-- WHAT IS NEEDED --
Please write the listing below out again exactly, leaving every picture behind.

-- GIVEN DATA --
<<<<
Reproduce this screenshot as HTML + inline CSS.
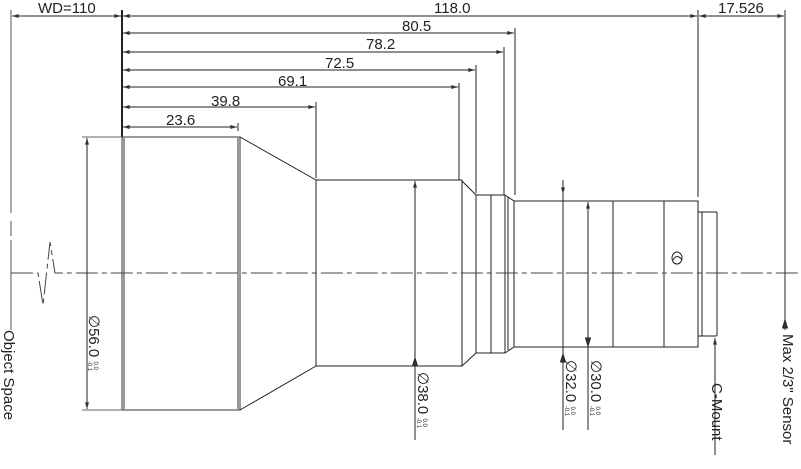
<!DOCTYPE html>
<html><head><meta charset="utf-8"><style>
html,body{margin:0;padding:0;background:#fff;}
svg{display:block;}
text{font-family:"Liberation Sans",sans-serif;fill:#222;}
</style></head><body>
<svg width="801" height="469" viewBox="0 0 801 469" xmlns="http://www.w3.org/2000/svg">
<defs>
<marker id="a" viewBox="0 0 10 6" refX="10" refY="3" markerWidth="7" markerHeight="4" orient="auto-start-reverse" markerUnits="userSpaceOnUse"><path d="M0,0L10,3L0,6z" fill="#333"/></marker>
</defs>
<g stroke="#222" stroke-width="1" fill="none">
<line x1="11" y1="10" x2="11" y2="213" stroke="#555"/>
<line x1="11" y1="221" x2="11" y2="236" stroke="#555"/>
<line x1="11" y1="240" x2="11" y2="330" stroke="#555"/>
<line x1="122" y1="10" x2="122" y2="137" stroke-width="2"/>
<line x1="698" y1="10" x2="698" y2="197"/>
<line x1="785" y1="10" x2="785" y2="330"/>
<line x1="515" y1="28" x2="515" y2="195"/>
<line x1="504" y1="47" x2="504" y2="195"/>
<line x1="476" y1="65" x2="476" y2="193"/>
<line x1="459" y1="83" x2="459" y2="180"/>
<line x1="316" y1="102" x2="316" y2="178"/>
<line x1="238" y1="123" x2="238" y2="131"/>
<line x1="12" y1="16" x2="121" y2="16" marker-start="url(#a)" marker-end="url(#a)"/>
<line x1="123" y1="16" x2="697" y2="16" marker-start="url(#a)" marker-end="url(#a)"/>
<line x1="699" y1="16" x2="784" y2="16" marker-start="url(#a)" marker-end="url(#a)"/>
<line x1="123" y1="33" x2="514" y2="33" marker-start="url(#a)" marker-end="url(#a)"/>
<line x1="123" y1="52" x2="503" y2="52" marker-start="url(#a)" marker-end="url(#a)"/>
<line x1="123" y1="70" x2="475" y2="70" marker-start="url(#a)" marker-end="url(#a)"/>
<line x1="123" y1="87" x2="458" y2="87" marker-start="url(#a)" marker-end="url(#a)"/>
<line x1="123" y1="107" x2="315" y2="107" marker-start="url(#a)" marker-end="url(#a)"/>
<line x1="123" y1="127" x2="237" y2="127" marker-start="url(#a)" marker-end="url(#a)"/>
<rect x="122" y="137" width="118" height="273" stroke="#333"/>
<line x1="124" y1="137" x2="124" y2="410" stroke="#999" stroke-width="2"/>
<line x1="238" y1="137" x2="238" y2="410" stroke="#999" stroke-width="2"/>
<polyline points="240,137 316,180 316,366 240,410"/>
<rect x="316" y="180" width="146" height="186"/>
<polyline points="462,181 476,195 476,353 462,366"/>
<line x1="476" y1="195" x2="505" y2="195"/>
<line x1="476" y1="353" x2="505" y2="353"/>
<line x1="491" y1="195" x2="491" y2="353"/>
<line x1="505" y1="195" x2="505" y2="353"/>
<line x1="508" y1="197" x2="508" y2="350"/>
<polyline points="505,195 514,201 514,347 505,353"/>
<rect x="514" y="201" width="184" height="146"/>
<line x1="613" y1="201" x2="613" y2="347"/>
<line x1="664" y1="201" x2="664" y2="347"/>
<rect x="698" y="212" width="4" height="124"/>
<rect x="702" y="212" width="15" height="124" rx="1"/>
<ellipse cx="677" cy="258" rx="5" ry="6"/>
<path d="M673,260 Q677,253 682,260" />
<path d="M11,273 H38 L43,305 L50,242 L55,273 H800" stroke="#444" stroke-dasharray="22,4,5,4"/>
<line x1="87" y1="138" x2="87" y2="409" marker-start="url(#a)" marker-end="url(#a)"/>
<line x1="82" y1="137" x2="122" y2="137" stroke="#666"/>
<line x1="82" y1="410" x2="122" y2="410" stroke="#666"/>
<line x1="415" y1="181" x2="415" y2="440" marker-start="url(#a)"/>
<path d="M415,358 L412.5,366 L417.5,366z" fill="#333"/>
<line x1="563" y1="180" x2="563" y2="194" marker-end="url(#a)"/>
<line x1="563" y1="194" x2="563" y2="430"/>
<path d="M563,354 L560.5,362 L565.5,362z" fill="#333"/>
<line x1="588" y1="202" x2="588" y2="430" marker-start="url(#a)"/>
<path d="M588,346 L585.5,338 L590.5,338z" fill="#333"/>
<line x1="715" y1="338" x2="715" y2="455" marker-start="url(#a)"/>
<path d="M785,320 L782.5,328 L787.5,328z" fill="#333"/>
</g>
<g font-size="15">
<text x="38" y="13">WD=110</text>
<text x="434" y="13">118.0</text>
<text x="718" y="13">17.526</text>
<text x="402" y="31">80.5</text>
<text x="366" y="49">78.2</text>
<text x="325" y="68">72.5</text>
<text x="278" y="86">69.1</text>
<text x="211" y="106">39.8</text>
<text x="166" y="125">23.6</text>
</g>
<g font-size="15">
<text transform="translate(4,330) rotate(90)">Object Space</text>
<text transform="translate(89,315) rotate(90)">∅56.0 <tspan font-size="6" dy="-5">0.0</tspan><tspan font-size="6" dx="-9" dy="6">-0.1</tspan></text>
<text transform="translate(418,372) rotate(90)">∅38.0 <tspan font-size="6" dy="-5">0.0</tspan><tspan font-size="6" dx="-9" dy="6">-0.1</tspan></text>
<text transform="translate(566,360) rotate(90)">∅32.0 <tspan font-size="6" dy="-5">0.0</tspan><tspan font-size="6" dx="-9" dy="6">-0.1</tspan></text>
<text transform="translate(591,360) rotate(90)">∅30.0 <tspan font-size="6" dy="-5">0.0</tspan><tspan font-size="6" dx="-9" dy="6">-0.1</tspan></text>
<text transform="translate(712,383) rotate(90)">C-Mount</text>
<text transform="translate(783,334) rotate(90)">Max 2/3" Sensor</text>
</g>
</svg>
</body></html>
>>>>
-- TASK ANSWER --
Reproduce this screenshot as HTML + inline CSS.
<!DOCTYPE html>
<html><head><meta charset="utf-8"><style>
html,body{margin:0;padding:0;background:#fff;}
svg{display:block;}
text{font-family:"Liberation Sans",sans-serif;fill:#222;}
</style></head><body>
<svg width="801" height="469" viewBox="0 0 801 469" xmlns="http://www.w3.org/2000/svg">
<defs>
<marker id="a" viewBox="0 0 10 6" refX="10" refY="3" markerWidth="7" markerHeight="4" orient="auto-start-reverse" markerUnits="userSpaceOnUse"><path d="M0,0L10,3L0,6z" fill="#333"/></marker>
</defs>
<g stroke="#222" stroke-width="1" fill="none">
<line x1="11" y1="10" x2="11" y2="213" stroke="#555"/>
<line x1="11" y1="221" x2="11" y2="236" stroke="#555"/>
<line x1="11" y1="240" x2="11" y2="330" stroke="#555"/>
<line x1="122" y1="10" x2="122" y2="137" stroke-width="2"/>
<line x1="698" y1="10" x2="698" y2="197"/>
<line x1="785" y1="10" x2="785" y2="330"/>
<line x1="515" y1="28" x2="515" y2="195"/>
<line x1="504" y1="47" x2="504" y2="195"/>
<line x1="476" y1="65" x2="476" y2="193"/>
<line x1="459" y1="83" x2="459" y2="180"/>
<line x1="316" y1="102" x2="316" y2="178"/>
<line x1="238" y1="123" x2="238" y2="131"/>
<line x1="12" y1="16" x2="121" y2="16" marker-start="url(#a)" marker-end="url(#a)"/>
<line x1="123" y1="16" x2="697" y2="16" marker-start="url(#a)" marker-end="url(#a)"/>
<line x1="699" y1="16" x2="784" y2="16" marker-start="url(#a)" marker-end="url(#a)"/>
<line x1="123" y1="33" x2="514" y2="33" marker-start="url(#a)" marker-end="url(#a)"/>
<line x1="123" y1="52" x2="503" y2="52" marker-start="url(#a)" marker-end="url(#a)"/>
<line x1="123" y1="70" x2="475" y2="70" marker-start="url(#a)" marker-end="url(#a)"/>
<line x1="123" y1="87" x2="458" y2="87" marker-start="url(#a)" marker-end="url(#a)"/>
<line x1="123" y1="107" x2="315" y2="107" marker-start="url(#a)" marker-end="url(#a)"/>
<line x1="123" y1="127" x2="237" y2="127" marker-start="url(#a)" marker-end="url(#a)"/>
<rect x="122" y="137" width="118" height="273" stroke="#333"/>
<line x1="124" y1="137" x2="124" y2="410" stroke="#999" stroke-width="2"/>
<line x1="238" y1="137" x2="238" y2="410" stroke="#999" stroke-width="2"/>
<polyline points="240,137 316,180 316,366 240,410"/>
<rect x="316" y="180" width="146" height="186"/>
<polyline points="462,181 476,195 476,353 462,366"/>
<line x1="476" y1="195" x2="505" y2="195"/>
<line x1="476" y1="353" x2="505" y2="353"/>
<line x1="491" y1="195" x2="491" y2="353"/>
<line x1="505" y1="195" x2="505" y2="353"/>
<line x1="508" y1="197" x2="508" y2="350"/>
<polyline points="505,195 514,201 514,347 505,353"/>
<rect x="514" y="201" width="184" height="146"/>
<line x1="613" y1="201" x2="613" y2="347"/>
<line x1="664" y1="201" x2="664" y2="347"/>
<rect x="698" y="212" width="4" height="124"/>
<rect x="702" y="212" width="15" height="124" rx="1"/>
<ellipse cx="677" cy="258" rx="5" ry="6"/>
<path d="M673,260 Q677,253 682,260" />
<path d="M11,273 H38 L43,305 L50,242 L55,273 H800" stroke="#444" stroke-dasharray="22,4,5,4"/>
<line x1="87" y1="138" x2="87" y2="409" marker-start="url(#a)" marker-end="url(#a)"/>
<line x1="82" y1="137" x2="122" y2="137" stroke="#666"/>
<line x1="82" y1="410" x2="122" y2="410" stroke="#666"/>
<line x1="415" y1="181" x2="415" y2="440" marker-start="url(#a)"/>
<path d="M415,358 L412.5,366 L417.5,366z" fill="#333"/>
<line x1="563" y1="180" x2="563" y2="194" marker-end="url(#a)"/>
<line x1="563" y1="194" x2="563" y2="430"/>
<path d="M563,354 L560.5,362 L565.5,362z" fill="#333"/>
<line x1="588" y1="202" x2="588" y2="430" marker-start="url(#a)"/>
<path d="M588,346 L585.5,338 L590.5,338z" fill="#333"/>
<line x1="715" y1="338" x2="715" y2="455" marker-start="url(#a)"/>
<path d="M785,320 L782.5,328 L787.5,328z" fill="#333"/>
</g>
<g font-size="15">
<text x="38" y="13">WD=110</text>
<text x="434" y="13">118.0</text>
<text x="718" y="13">17.526</text>
<text x="402" y="31">80.5</text>
<text x="366" y="49">78.2</text>
<text x="325" y="68">72.5</text>
<text x="278" y="86">69.1</text>
<text x="211" y="106">39.8</text>
<text x="166" y="125">23.6</text>
</g>
<g font-size="15">
<text transform="translate(4,330) rotate(90)">Object Space</text>
<text transform="translate(89,315) rotate(90)">∅56.0 <tspan font-size="6" dy="-5">0.0</tspan><tspan font-size="6" dx="-9" dy="6">-0.1</tspan></text>
<text transform="translate(418,372) rotate(90)">∅38.0 <tspan font-size="6" dy="-5">0.0</tspan><tspan font-size="6" dx="-9" dy="6">-0.1</tspan></text>
<text transform="translate(566,360) rotate(90)">∅32.0 <tspan font-size="6" dy="-5">0.0</tspan><tspan font-size="6" dx="-9" dy="6">-0.1</tspan></text>
<text transform="translate(591,360) rotate(90)">∅30.0 <tspan font-size="6" dy="-5">0.0</tspan><tspan font-size="6" dx="-9" dy="6">-0.1</tspan></text>
<text transform="translate(712,383) rotate(90)">C-Mount</text>
<text transform="translate(783,334) rotate(90)">Max 2/3" Sensor</text>
</g>
</svg>
</body></html>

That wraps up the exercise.